### Instruction
Only the span from the line containing "Generate a LaTeX" down to the line containing "(0,0) rectangle (1192,-936);" is to be printed, exactly and inclusively, with pictures omitted.

===============

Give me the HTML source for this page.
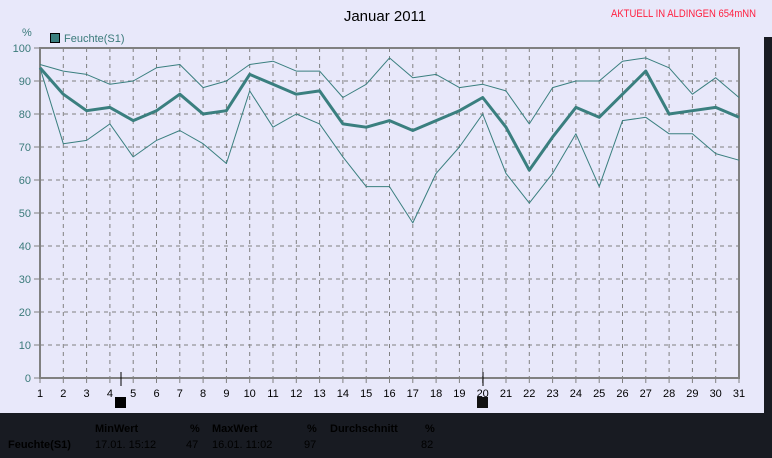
<!DOCTYPE html>
<html><head><meta charset="utf-8"><style>
html,body{margin:0;padding:0;width:772px;height:458px;overflow:hidden;background:#e8e8fa;font-family:"Liberation Sans",sans-serif}
svg{display:block}
</style></head><body>
<svg id="s" width="772" height="458" xmlns="http://www.w3.org/2000/svg" font-family="Liberation Sans, sans-serif">
<rect x="0" y="0" width="772" height="458" fill="#e8e8fa"/>
<rect x="764" y="37" width="8" height="421" fill="#181b22"/>
<rect x="0" y="413" width="772" height="45" fill="#181b22"/>
<text x="385" y="21" font-size="15" text-anchor="middle" fill="#000">Januar 2011</text>
<text x="611" y="17" font-size="11" fill="#ff2040" textLength="145" lengthAdjust="spacingAndGlyphs">AKTUELL IN ALDINGEN 654mNN</text>
<text x="22" y="36" font-size="11" fill="#3a7a7a">%</text>
<rect x="50.5" y="33.5" width="9" height="9" fill="#3a7f7f" stroke="#000"/>
<text x="64" y="42" font-size="11" fill="#3a7a7a">Feuchte(S1)</text>
<g id="grid"></g>
<rect x="40" y="48" width="699" height="330" fill="none" stroke="#808080" stroke-width="2"/>
<g id="lines"></g>
<line x1="121" y1="372" x2="121" y2="386" stroke="#000"/>
<line x1="483" y1="372" x2="483" y2="386" stroke="#000"/>
<rect x="115" y="397" width="11" height="11" fill="#000"/>
<rect x="477" y="397" width="11" height="11" fill="#111"/>
<g font-size="11" font-weight="bold" fill="#000">
<text x="95" y="432">MinWert</text><text x="190" y="432">%</text><text x="212" y="432">MaxWert</text><text x="307" y="432">%</text><text x="330" y="432">Durchschnitt</text><text x="425" y="432">%</text>
<text x="8" y="448">Feuchte(S1)</text></g>
<g font-size="11" fill="#000"><text x="95" y="448">17.01.  15:12</text><text x="186" y="448">47</text><text x="212" y="448">16.01.  11:02</text><text x="304" y="448">97</text><text x="421" y="448">82</text></g>
</svg>
<script>
var ns="http://www.w3.org/2000/svg",g=document.getElementById("grid"),L=document.getElementById("lines");
function X(d){return 40+(d-1)*699/30}function Y(v){return 378-3.3*v}
function el(p,t,a){var e=document.createElementNS(ns,t);for(var k in a)e.setAttribute(k,a[k]);p.appendChild(e);return e}
for(var v=0;v<=100;v+=10){var y=Y(v);if(v>0&&v<100)el(g,"line",{x1:40,x2:739,y1:y,y2:y,stroke:"#808080","stroke-dasharray":"4,4"});
el(g,"line",{x1:34,x2:40,y1:y,y2:y,stroke:"#808080"});var t=el(g,"text",{x:31,y:y+4,"font-size":11,"text-anchor":"end",fill:"#3a7a7a"});t.textContent=v}
for(var d=1;d<=31;d++){var x=X(d);if(d>1&&d<31)el(g,"line",{x1:x,x2:x,y1:48,y2:378,stroke:"#808080","stroke-dasharray":"4,4"});
el(g,"line",{x1:x,x2:x,y1:378,y2:383,stroke:"#808080"});var t=el(g,"text",{x:x,y:397,"font-size":11,"text-anchor":"middle",fill:"#000"});t.textContent=d}
var mx=[95,93,92,89,90,94,95,88,90,95,96,93,93,85,89,97,91,92,88,89,87,77,88,90,90,96,97,94,86,91,85];
var av=[94,86,81,82,78,81,86,80,81,92,89,86,87,77,76,78,75,78,81,85,76,63,73,82,79,86,93,80,81,82,79];
var mn=[94,71,72,77,67,72,75,71,65,87,76,80,77,67,58,58,47,62,70,80,62,53,62,74,58,78,79,74,74,68,66];
function pl(a,w){el(L,"polyline",{points:a.map(function(v,i){return X(i+1)+","+Y(v)}).join(" "),fill:"none",stroke:"#3a7f7f","stroke-width":w,"stroke-linejoin":"round"})}
pl(mx,1);pl(mn,1);pl(av,3);
</script>
</body></html>
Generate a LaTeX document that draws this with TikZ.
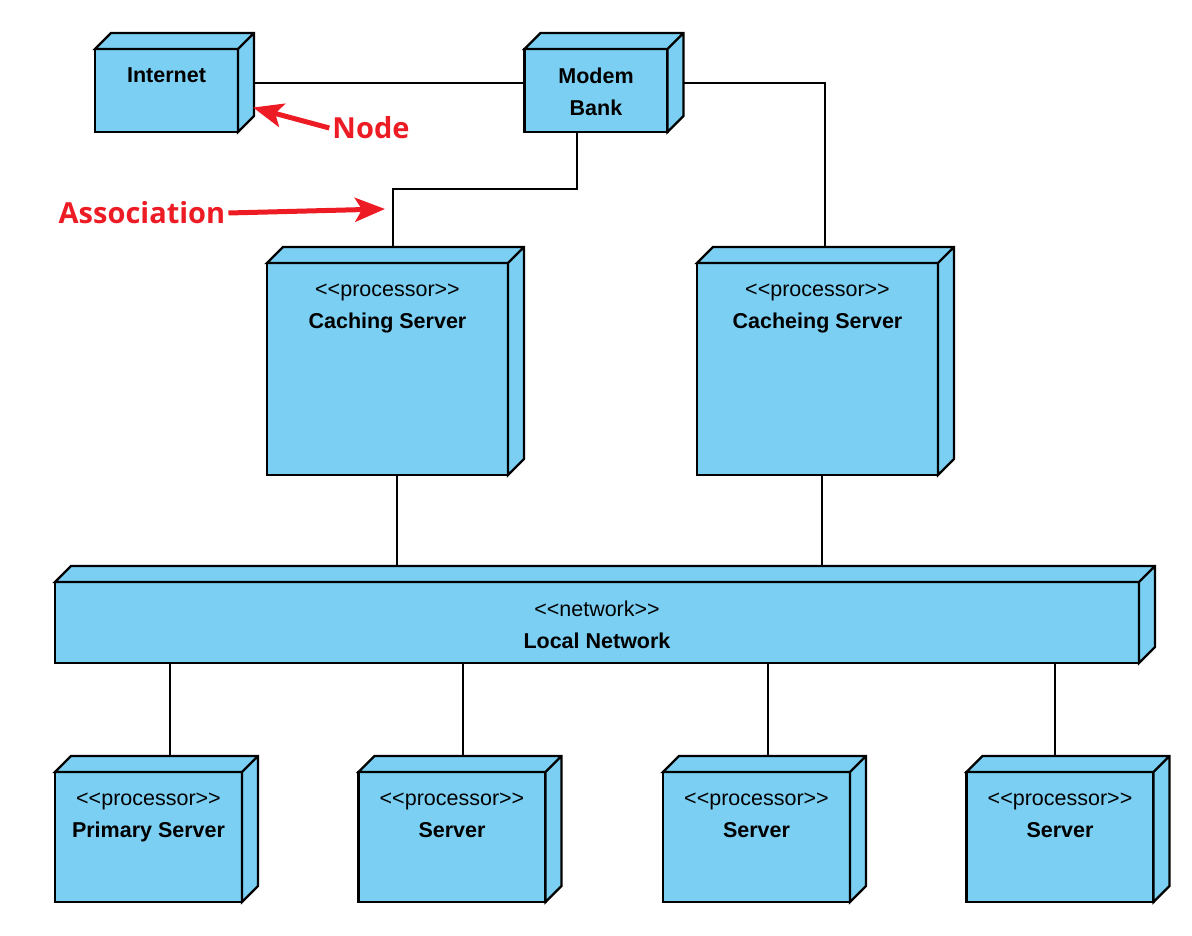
\documentclass[tikz,border=0pt]{standalone}
\usepackage{fontspec}
\setmainfont{Liberation Sans}
\newfontfamily\notefont{Open Sans}
\usetikzlibrary{arrows.meta,calc}
\definecolor{nodeblue}{RGB}{122,207,243}
\definecolor{notered}{RGB}{237,28,36}
\newcommand{\stype}[1]{\vphantom{\textbf{I}}<\kern0pt<#1>\kern0pt>}

\begin{document}
\begin{tikzpicture}[
  x=1pt, y=1pt,
  box/.style 2 args={draw, fill=nodeblue, line width=2.2pt, outer sep=0pt, inner sep=0pt, minimum width=#1, minimum height=#2},
  face/.style={draw, fill=nodeblue, line width=2.2pt, line join=miter},
  title/.style={anchor=north, align=center, inner sep=0pt, yshift=-19pt, font=\fontsize{21.5}{31.5}\selectfont},
  link/.style={draw, line width=2pt},
  note/.style={text=notered, font=\notefont\bfseries\fontsize{29}{34}\selectfont, inner sep=3pt},
  pointer/.style={-{Stealth[length=30pt,width=24pt,inset=7pt]}, draw=notered, line width=5pt},
]
\useasboundingbox (0,0) rectangle (1192,-936);

\node[box={143pt}{83pt}, label={[title]north:\textbf{Internet}}] (inet) at (166.5,-90.5) {};
\node[box={143pt}{83pt}, label={[title]north:{\textbf{Modem}\\\textbf{Bank}}}] (modem) at (596,-90.5) {};
\node[box={241pt}{212pt}, label={[title]north:{\stype{processor}\\\textbf{Caching Server}}}] (cache) at (387.5,-369) {};
\node[box={241pt}{212pt}, label={[title]north:{\stype{processor}\\\textbf{Cacheing Server}}}] (cache2) at (817.5,-369) {};
\node[box={1084pt}{81pt}, label={[title]north:{\stype{network}\\\textbf{Local Network}}}] (lan) at (597,-622.5) {};
\node[box={187pt}{130pt}, label={[title]north:{\stype{processor}\\\textbf{Primary Server}}}] (prim) at (148.5,-837) {};
\node[box={187pt}{130pt}, label={[title]north:{\stype{processor}\\\textbf{Server}}}] (srvA) at (452,-837) {};
\node[box={187pt}{130pt}, label={[title]north:{\stype{processor}\\\textbf{Server}}}] (srvB) at (756.5,-837) {};
\node[box={187pt}{130pt}, label={[title]north:{\stype{processor}\\\textbf{Server}}}] (srvC) at (1060,-837) {};

\foreach \n in {inet,modem,cache,cache2,lan,prim,srvA,srvB,srvC}
  \path[face] (\n.north west) -- ++(16,16) -- ([shift={(16,16)}]\n.north east)
    -- ([shift={(16,16)}]\n.south east) -- (\n.south east) -- (\n.north east) -- cycle
    (\n.north east) -- ++(16,16);

\draw[link] ([shift={(16,7.5)}]inet.east) -- ([yshift=7.5]modem.west);
\draw[link] ([shift={(16,7.5)}]modem.east) -| ([shift={(7.5,16)}]cache2.north);
\coordinate (cachetop) at ([shift={(5.5,16)}]cache.north);
\coordinate (bend) at ($([xshift=-19]modem.south)!0.5!(cachetop)$);
\draw[link] ([xshift=-19]modem.south) |- (bend) -| (cachetop);

\coordinate (lantop) at ([yshift=16]lan.north);
\foreach \n/\dx in {cache/9.5,cache2/4.5}
  \draw[link] ([xshift=\dx]\n.south) coordinate (from) -- (from |- lantop);
\foreach \n/\dx in {prim/21.5,srvA/11,srvB/11.5,srvC/-5}
  \draw[link] ([shift={(\dx,16)}]\n.north) coordinate (to) -- (to |- lan.south);

\node[note] (nodenote) at (371,-128) {Node};
\node[note] (assocnote) at (142,-213) {Association};
\draw[pointer] (nodenote.west) -- ([shift={(15,-17)}]inet.east);
\draw[pointer] (assocnote.east) -- ([shift={(-8,38)}]cachetop);
\end{tikzpicture}
\end{document}
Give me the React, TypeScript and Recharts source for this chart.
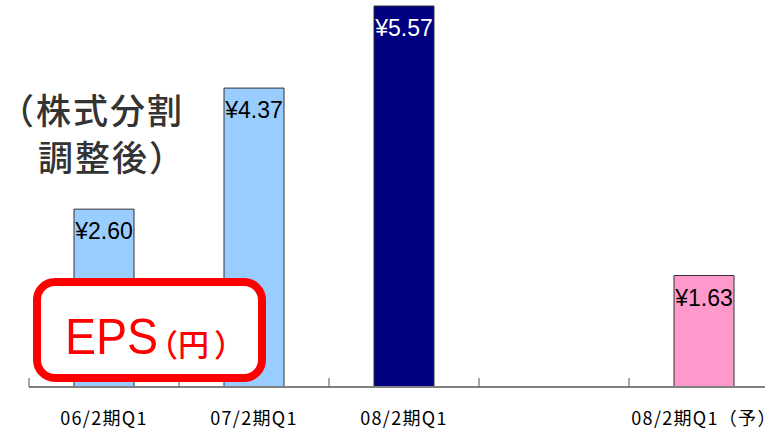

===============

### Solved exercise
Generate a LaTeX document that draws this with TikZ.
\documentclass[tikz,border=0pt]{standalone}
\usepackage{fontspec}
\setmainfont{Liberation Sans}
\newfontfamily\notefont{Open Sans}
\usetikzlibrary{arrows.meta,calc}
\definecolor{nodeblue}{RGB}{122,207,243}
\definecolor{notered}{RGB}{237,28,36}
\newcommand{\stype}[1]{\vphantom{\textbf{I}}<\kern0pt<#1>\kern0pt>}

\begin{document}
\begin{tikzpicture}[
  x=1pt, y=1pt,
  box/.style 2 args={draw, fill=nodeblue, line width=2.2pt, outer sep=0pt, inner sep=0pt, minimum width=#1, minimum height=#2},
  face/.style={draw, fill=nodeblue, line width=2.2pt, line join=miter},
  title/.style={anchor=north, align=center, inner sep=0pt, yshift=-19pt, font=\fontsize{21.5}{31.5}\selectfont},
  link/.style={draw, line width=2pt},
  note/.style={text=notered, font=\notefont\bfseries\fontsize{29}{34}\selectfont, inner sep=3pt},
  pointer/.style={-{Stealth[length=30pt,width=24pt,inset=7pt]}, draw=notered, line width=5pt},
]
\useasboundingbox (0,0) rectangle (1192,-936);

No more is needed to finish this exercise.